• _What the task requires_:
Leave out the pictures and copy everything else in the entries exactly.

• _Input material_:
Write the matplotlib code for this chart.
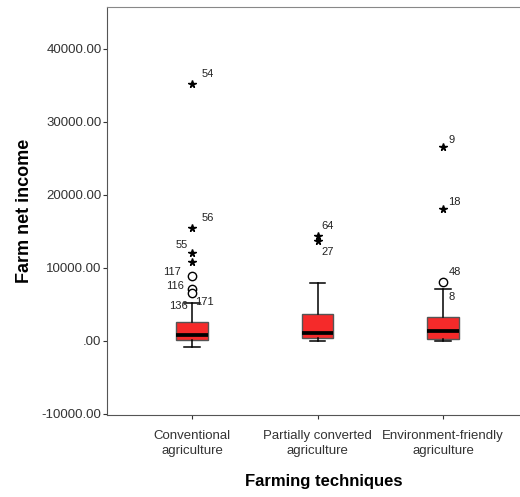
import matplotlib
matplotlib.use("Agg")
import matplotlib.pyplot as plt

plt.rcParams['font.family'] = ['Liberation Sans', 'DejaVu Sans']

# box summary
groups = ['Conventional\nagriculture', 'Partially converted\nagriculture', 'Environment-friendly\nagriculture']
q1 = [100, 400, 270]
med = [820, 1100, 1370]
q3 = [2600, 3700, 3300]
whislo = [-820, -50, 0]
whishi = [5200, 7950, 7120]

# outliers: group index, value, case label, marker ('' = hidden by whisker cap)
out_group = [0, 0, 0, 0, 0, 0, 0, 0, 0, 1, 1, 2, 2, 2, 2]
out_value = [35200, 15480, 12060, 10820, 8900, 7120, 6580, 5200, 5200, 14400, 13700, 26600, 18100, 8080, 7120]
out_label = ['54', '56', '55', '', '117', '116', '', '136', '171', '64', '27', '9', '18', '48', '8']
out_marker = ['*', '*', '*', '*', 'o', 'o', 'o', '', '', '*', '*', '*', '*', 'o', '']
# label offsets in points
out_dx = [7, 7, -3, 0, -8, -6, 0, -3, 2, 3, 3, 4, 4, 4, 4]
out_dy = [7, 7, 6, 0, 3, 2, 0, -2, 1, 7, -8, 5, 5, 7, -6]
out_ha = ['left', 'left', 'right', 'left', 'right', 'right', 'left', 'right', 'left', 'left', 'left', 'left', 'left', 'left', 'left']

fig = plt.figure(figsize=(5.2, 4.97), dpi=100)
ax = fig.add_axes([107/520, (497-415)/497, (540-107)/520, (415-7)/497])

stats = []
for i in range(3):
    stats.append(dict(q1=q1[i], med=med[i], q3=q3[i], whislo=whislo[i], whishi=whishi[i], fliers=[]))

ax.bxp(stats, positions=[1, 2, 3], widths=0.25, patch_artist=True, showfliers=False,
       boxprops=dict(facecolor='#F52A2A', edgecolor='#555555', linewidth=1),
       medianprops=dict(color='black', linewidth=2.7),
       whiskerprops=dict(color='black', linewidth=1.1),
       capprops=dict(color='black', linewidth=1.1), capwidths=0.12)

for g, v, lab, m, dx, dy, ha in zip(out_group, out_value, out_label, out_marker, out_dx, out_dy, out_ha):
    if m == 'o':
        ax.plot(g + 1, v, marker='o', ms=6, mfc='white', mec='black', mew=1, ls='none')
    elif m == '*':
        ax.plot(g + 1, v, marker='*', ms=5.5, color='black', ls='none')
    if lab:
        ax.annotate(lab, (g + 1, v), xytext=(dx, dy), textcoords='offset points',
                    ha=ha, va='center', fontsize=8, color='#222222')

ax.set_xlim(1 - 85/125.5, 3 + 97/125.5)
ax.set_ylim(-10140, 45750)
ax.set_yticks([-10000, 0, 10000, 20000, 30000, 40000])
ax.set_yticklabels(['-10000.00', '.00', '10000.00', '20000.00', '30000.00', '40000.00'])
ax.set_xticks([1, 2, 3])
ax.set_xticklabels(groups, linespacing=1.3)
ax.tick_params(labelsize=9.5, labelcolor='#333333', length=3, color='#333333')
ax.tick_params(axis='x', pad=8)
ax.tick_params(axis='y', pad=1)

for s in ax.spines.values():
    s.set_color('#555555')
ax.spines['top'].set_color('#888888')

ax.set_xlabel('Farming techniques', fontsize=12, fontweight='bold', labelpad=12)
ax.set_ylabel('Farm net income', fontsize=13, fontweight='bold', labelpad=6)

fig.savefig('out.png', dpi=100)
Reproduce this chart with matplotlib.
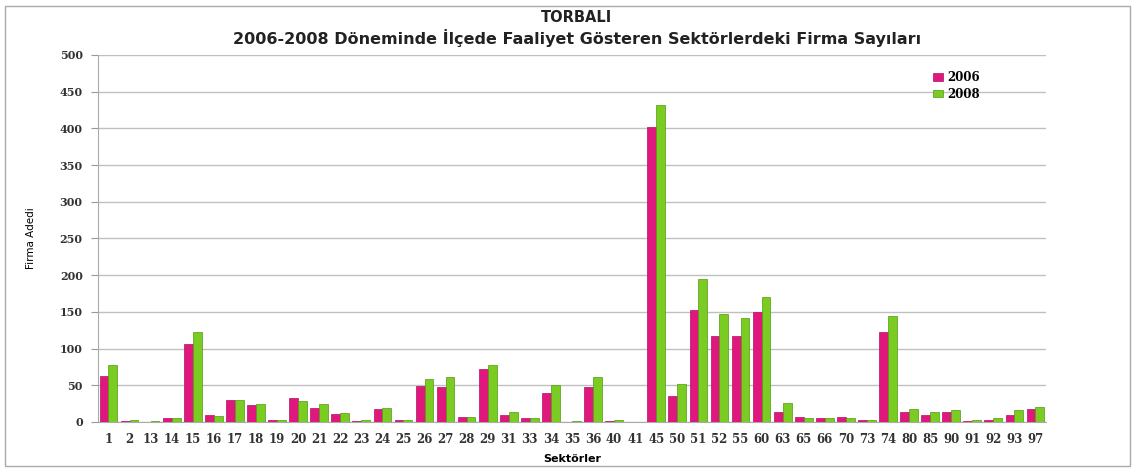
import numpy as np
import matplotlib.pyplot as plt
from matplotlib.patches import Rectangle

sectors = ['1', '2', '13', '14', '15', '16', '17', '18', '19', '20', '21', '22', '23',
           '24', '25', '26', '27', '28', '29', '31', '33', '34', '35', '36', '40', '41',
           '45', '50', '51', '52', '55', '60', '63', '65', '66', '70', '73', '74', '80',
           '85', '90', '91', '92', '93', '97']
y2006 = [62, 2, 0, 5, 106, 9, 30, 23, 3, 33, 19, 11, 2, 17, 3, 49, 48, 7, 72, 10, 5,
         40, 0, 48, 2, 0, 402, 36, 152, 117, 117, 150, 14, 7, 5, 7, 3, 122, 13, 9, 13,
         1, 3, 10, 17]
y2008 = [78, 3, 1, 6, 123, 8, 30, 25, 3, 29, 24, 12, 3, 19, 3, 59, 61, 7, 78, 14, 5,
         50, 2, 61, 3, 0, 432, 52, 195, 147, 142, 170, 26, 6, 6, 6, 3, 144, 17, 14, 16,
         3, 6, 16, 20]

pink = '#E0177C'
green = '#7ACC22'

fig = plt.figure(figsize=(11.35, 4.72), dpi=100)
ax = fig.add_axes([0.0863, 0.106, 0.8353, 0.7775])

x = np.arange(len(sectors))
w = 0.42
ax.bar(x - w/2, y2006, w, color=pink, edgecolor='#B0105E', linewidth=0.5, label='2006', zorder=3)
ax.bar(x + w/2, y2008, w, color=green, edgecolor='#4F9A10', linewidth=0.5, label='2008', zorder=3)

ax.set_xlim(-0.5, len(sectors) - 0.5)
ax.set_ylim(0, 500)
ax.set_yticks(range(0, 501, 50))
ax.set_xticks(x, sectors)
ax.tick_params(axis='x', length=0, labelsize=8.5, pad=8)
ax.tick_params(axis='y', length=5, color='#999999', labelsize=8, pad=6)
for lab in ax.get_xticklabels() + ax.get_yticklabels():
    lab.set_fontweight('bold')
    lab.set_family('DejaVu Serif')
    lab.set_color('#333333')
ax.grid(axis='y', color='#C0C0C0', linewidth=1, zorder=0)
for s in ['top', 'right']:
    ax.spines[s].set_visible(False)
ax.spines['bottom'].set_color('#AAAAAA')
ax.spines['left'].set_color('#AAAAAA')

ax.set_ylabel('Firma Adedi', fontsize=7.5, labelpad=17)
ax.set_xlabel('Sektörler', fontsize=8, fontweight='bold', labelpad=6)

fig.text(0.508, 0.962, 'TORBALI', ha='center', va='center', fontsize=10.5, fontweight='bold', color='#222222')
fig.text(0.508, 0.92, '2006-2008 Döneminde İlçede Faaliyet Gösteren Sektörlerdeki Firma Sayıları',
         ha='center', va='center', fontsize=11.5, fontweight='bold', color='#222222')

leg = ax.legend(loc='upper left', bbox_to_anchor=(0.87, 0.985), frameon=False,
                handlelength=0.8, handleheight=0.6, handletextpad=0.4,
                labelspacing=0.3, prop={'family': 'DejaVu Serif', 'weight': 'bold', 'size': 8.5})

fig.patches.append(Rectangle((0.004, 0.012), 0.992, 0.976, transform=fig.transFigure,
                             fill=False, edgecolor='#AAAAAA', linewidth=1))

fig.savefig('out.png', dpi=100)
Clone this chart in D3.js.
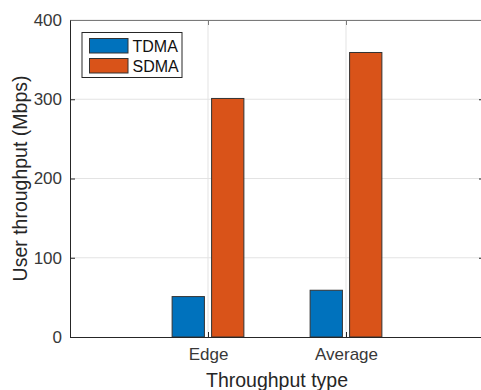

• _Solution to this task_:
Write the matplotlib code for this chart.
import matplotlib
matplotlib.use("Agg")
import matplotlib.pyplot as plt

plt.rcParams['font.family'] = ['Liberation Sans', 'DejaVu Sans']

# box summary
groups = ['Conventional\nagriculture', 'Partially converted\nagriculture', 'Environment-friendly\nagriculture']
q1 = [100, 400, 270]
med = [820, 1100, 1370]
q3 = [2600, 3700, 3300]
whislo = [-820, -50, 0]
whishi = [5200, 7950, 7120]

# outliers: group index, value, case label, marker ('' = hidden by whisker cap)
out_group = [0, 0, 0, 0, 0, 0, 0, 0, 0, 1, 1, 2, 2, 2, 2]
out_value = [35200, 15480, 12060, 10820, 8900, 7120, 6580, 5200, 5200, 14400, 13700, 26600, 18100, 8080, 7120]
out_label = ['54', '56', '55', '', '117', '116', '', '136', '171', '64', '27', '9', '18', '48', '8']
out_marker = ['*', '*', '*', '*', 'o', 'o', 'o', '', '', '*', '*', '*', '*', 'o', '']
# label offsets in points
out_dx = [7, 7, -3, 0, -8, -6, 0, -3, 2, 3, 3, 4, 4, 4, 4]
out_dy = [7, 7, 6, 0, 3, 2, 0, -2, 1, 7, -8, 5, 5, 7, -6]
out_ha = ['left', 'left', 'right', 'left', 'right', 'right', 'left', 'right', 'left', 'left', 'left', 'left', 'left', 'left', 'left']

fig = plt.figure(figsize=(5.2, 4.97), dpi=100)
ax = fig.add_axes([107/520, (497-415)/497, (540-107)/520, (415-7)/497])

stats = []
for i in range(3):
    stats.append(dict(q1=q1[i], med=med[i], q3=q3[i], whislo=whislo[i], whishi=whishi[i], fliers=[]))

ax.bxp(stats, positions=[1, 2, 3], widths=0.25, patch_artist=True, showfliers=False,
       boxprops=dict(facecolor='#F52A2A', edgecolor='#555555', linewidth=1),
       medianprops=dict(color='black', linewidth=2.7),
       whiskerprops=dict(color='black', linewidth=1.1),
       capprops=dict(color='black', linewidth=1.1), capwidths=0.12)

for g, v, lab, m, dx, dy, ha in zip(out_group, out_value, out_label, out_marker, out_dx, out_dy, out_ha):
    if m == 'o':
        ax.plot(g + 1, v, marker='o', ms=6, mfc='white', mec='black', mew=1, ls='none')
    elif m == '*':
        ax.plot(g + 1, v, marker='*', ms=5.5, color='black', ls='none')
    if lab:
        ax.annotate(lab, (g + 1, v), xytext=(dx, dy), textcoords='offset points',
                    ha=ha, va='center', fontsize=8, color='#222222')

ax.set_xlim(1 - 85/125.5, 3 + 97/125.5)
ax.set_ylim(-10140, 45750)
ax.set_yticks([-10000, 0, 10000, 20000, 30000, 40000])
ax.set_yticklabels(['-10000.00', '.00', '10000.00', '20000.00', '30000.00', '40000.00'])
ax.set_xticks([1, 2, 3])
ax.set_xticklabels(groups, linespacing=1.3)
ax.tick_params(labelsize=9.5, labelcolor='#333333', length=3, color='#333333')
ax.tick_params(axis='x', pad=8)
ax.tick_params(axis='y', pad=1)

for s in ax.spines.values():
    s.set_color('#555555')
ax.spines['top'].set_color('#888888')

ax.set_xlabel('Farming techniques', fontsize=12, fontweight='bold', labelpad=12)
ax.set_ylabel('Farm net income', fontsize=13, fontweight='bold', labelpad=6)

fig.savefig('out.png', dpi=100)
Reproduce this chart with matplotlib.
import numpy as np
import matplotlib.pyplot as plt
from matplotlib.patches import Rectangle

sectors = ['1', '2', '13', '14', '15', '16', '17', '18', '19', '20', '21', '22', '23',
           '24', '25', '26', '27', '28', '29', '31', '33', '34', '35', '36', '40', '41',
           '45', '50', '51', '52', '55', '60', '63', '65', '66', '70', '73', '74', '80',
           '85', '90', '91', '92', '93', '97']
y2006 = [62, 2, 0, 5, 106, 9, 30, 23, 3, 33, 19, 11, 2, 17, 3, 49, 48, 7, 72, 10, 5,
         40, 0, 48, 2, 0, 402, 36, 152, 117, 117, 150, 14, 7, 5, 7, 3, 122, 13, 9, 13,
         1, 3, 10, 17]
y2008 = [78, 3, 1, 6, 123, 8, 30, 25, 3, 29, 24, 12, 3, 19, 3, 59, 61, 7, 78, 14, 5,
         50, 2, 61, 3, 0, 432, 52, 195, 147, 142, 170, 26, 6, 6, 6, 3, 144, 17, 14, 16,
         3, 6, 16, 20]

pink = '#E0177C'
green = '#7ACC22'

fig = plt.figure(figsize=(11.35, 4.72), dpi=100)
ax = fig.add_axes([0.0863, 0.106, 0.8353, 0.7775])

x = np.arange(len(sectors))
w = 0.42
ax.bar(x - w/2, y2006, w, color=pink, edgecolor='#B0105E', linewidth=0.5, label='2006', zorder=3)
ax.bar(x + w/2, y2008, w, color=green, edgecolor='#4F9A10', linewidth=0.5, label='2008', zorder=3)

ax.set_xlim(-0.5, len(sectors) - 0.5)
ax.set_ylim(0, 500)
ax.set_yticks(range(0, 501, 50))
ax.set_xticks(x, sectors)
ax.tick_params(axis='x', length=0, labelsize=8.5, pad=8)
ax.tick_params(axis='y', length=5, color='#999999', labelsize=8, pad=6)
for lab in ax.get_xticklabels() + ax.get_yticklabels():
    lab.set_fontweight('bold')
    lab.set_family('DejaVu Serif')
    lab.set_color('#333333')
ax.grid(axis='y', color='#C0C0C0', linewidth=1, zorder=0)
for s in ['top', 'right']:
    ax.spines[s].set_visible(False)
ax.spines['bottom'].set_color('#AAAAAA')
ax.spines['left'].set_color('#AAAAAA')

ax.set_ylabel('Firma Adedi', fontsize=7.5, labelpad=17)
ax.set_xlabel('Sektörler', fontsize=8, fontweight='bold', labelpad=6)

fig.text(0.508, 0.962, 'TORBALI', ha='center', va='center', fontsize=10.5, fontweight='bold', color='#222222')
fig.text(0.508, 0.92, '2006-2008 Döneminde İlçede Faaliyet Gösteren Sektörlerdeki Firma Sayıları',
         ha='center', va='center', fontsize=11.5, fontweight='bold', color='#222222')

leg = ax.legend(loc='upper left', bbox_to_anchor=(0.87, 0.985), frameon=False,
                handlelength=0.8, handleheight=0.6, handletextpad=0.4,
                labelspacing=0.3, prop={'family': 'DejaVu Serif', 'weight': 'bold', 'size': 8.5})

fig.patches.append(Rectangle((0.004, 0.012), 0.992, 0.976, transform=fig.transFigure,
                             fill=False, edgecolor='#AAAAAA', linewidth=1))

fig.savefig('out.png', dpi=100)
Clone this chart in D3.js.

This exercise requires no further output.